Unilever Reports 15% Rise in Q4 Profits
In the fourth quarter underlying volume growth was 5.1%, with underlying sales growth of 5.1% with underlying price growth flat; positive in-quarter pricing. The company posted a 15% rise in fourth-quarter profit and a 12% rise in sales.
2/3/2011 --- Unilever has reported that turnover was up 11.1% at €44.3 billion in 2010, with 7.3% due to currency. There was underlying volume growth of 5.8% with underlying sales growth of 4.1% and underlying price growth (1.6)%. In quarter pricing was flat for first nine months, positive in the fourth quarter.
In the fourth quarter underlying volume growth was 5.1%, with underlying sales growth of 5.1% with underlying price growth flat; positive in-quarter pricing. The company posted a 15% rise in fourth-quarter profit and a 12% rise in sales, driven by volume gains in emerging markets, but cautioned that commodity prices are putting pressure on its margins.
2010 results were strong despite intense competition, weak consumer confidence in many markets and the impact of rising commodities costs in the second half. Whilst markets showed little or no growth in the developed economies, emerging market growth remained healthy. We grew our volumes ahead of the market in all regions and finished the year strongly despite a strong prior year comparator. Whilst in-quarter pricing was flat throughout much of the year, it became positive in the fourth quarter as the company responded to increasing commodity costs. Savings programmes delivered strongly across both supply chain and indirects. Unilever invested in its product quality and significantly increased the investment behind our brands while improving advertising quality. In the fourth quarter, advertising and promotions was lower by 170bps reflecting the phasing of activities and some rebalancing between above and below the line support in developed markets.
In the food division, savoury growth accelerated in the quarter, with strong volumes, positive price and impactful innovations. Knorr jelly bouillon helped to drive growth across many markets in Europe and Latin America whilst a new gourmet soups range drove strong share growth in France. Knorr soupy noodles continue to grow in India and soups have been launched in Bangladesh. The Knorr Season and Shake baking bags have now been launched in more than 20 markets with good initial results. PF Chang’s restaurant quality frozen meals have been a great success, exceeding €50m turnover in the launch year.
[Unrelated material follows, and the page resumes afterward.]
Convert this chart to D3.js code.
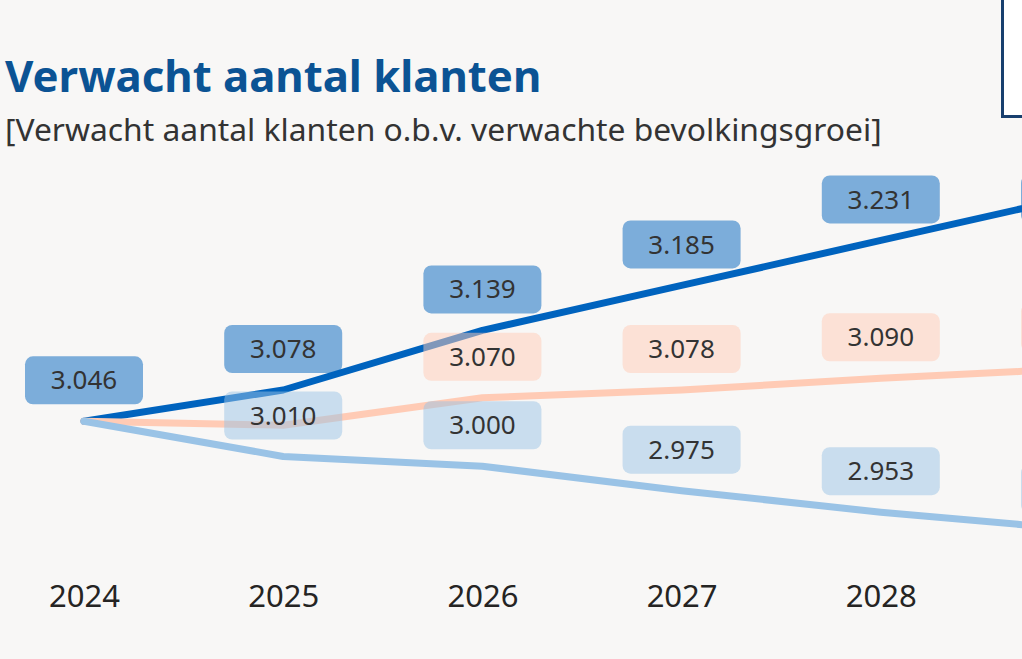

Dressings grew both volume and price in the quarter driven by a successful campaign to increase the consumption occasions of mayonnaise in Latin America and the launch of a range of flavoured mayonnaises in Europe. Spreads grew both volume and price in the quarter by investing in improved product quality and communicating the new taste benefits; a strong performance given the weak markets. Pro.Activ spreads again delivered strong growth by emphasising its core heart health benefits and Pro.Activ Buttery was launched successfully in Europe.
Ice cream delivered another good quarter of growth with a strong contribution from Western Europe, Asia and Russia. Magnum was launched in Indonesia and Klondike continued to grow in the US driven by improved product quality and a strong TV and digital marketing campaign which increased consumer interaction with the brand. Tea continued the momentum in the quarter delivering strong volume and solid price growth to achieve high single digit sales growth. Tea grew particularly well in India, UK, Turkey, Saudi Arabia and China driven by the strength of the Lipton brand equity, up-trading to new formats such as green tea in pyramid bags, the development of milk teas in China and the conversion from loose tea to tea-bags across emerging markets. Ades soy-based drinks continued to make progress in Latin America with impactful new packaging and advertising.
Chief Eecutive Officer
“We are pleased with another year of good results in which we delivered against all our key priorities and further progressed the transformation of Unilever. We delivered strong volume growth, particularly in emerging markets which continued to be the engine of growth. We gained volume share in all regions driven by stronger innovations, significant increases in marketing investment and the extension of our brands into new territories. At the same time we delivered margin improvement through a strong savings programme, lower indirects and volume efficiencies. This, coupled with excellent working capital management, enabled us to deliver robust cash flow. The Unilever of today is more agile and confident, now fully fit to compete. We remain focused on serving our consumers and customers and building the long term health of our brands. Despite the intense competition and the return of commodity cost volatility, our objectives remain: profitable volume growth ahead of our markets, steady and sustainable underlying operating margin improvement and strong cash flow,” the company’s CEO, Paul Polman stated.
The acquisition of Sara Lee’s personal care business and the disposal of the Italian frozen foods business were completed during the fourth quarter. The proposed acquisition of Alberto Culver has received shareholder approval and now awaits approval of the relevant regulatory authorities. The previously announced disposal of the Brazilian tomato business is expected to be finalised early in 2011.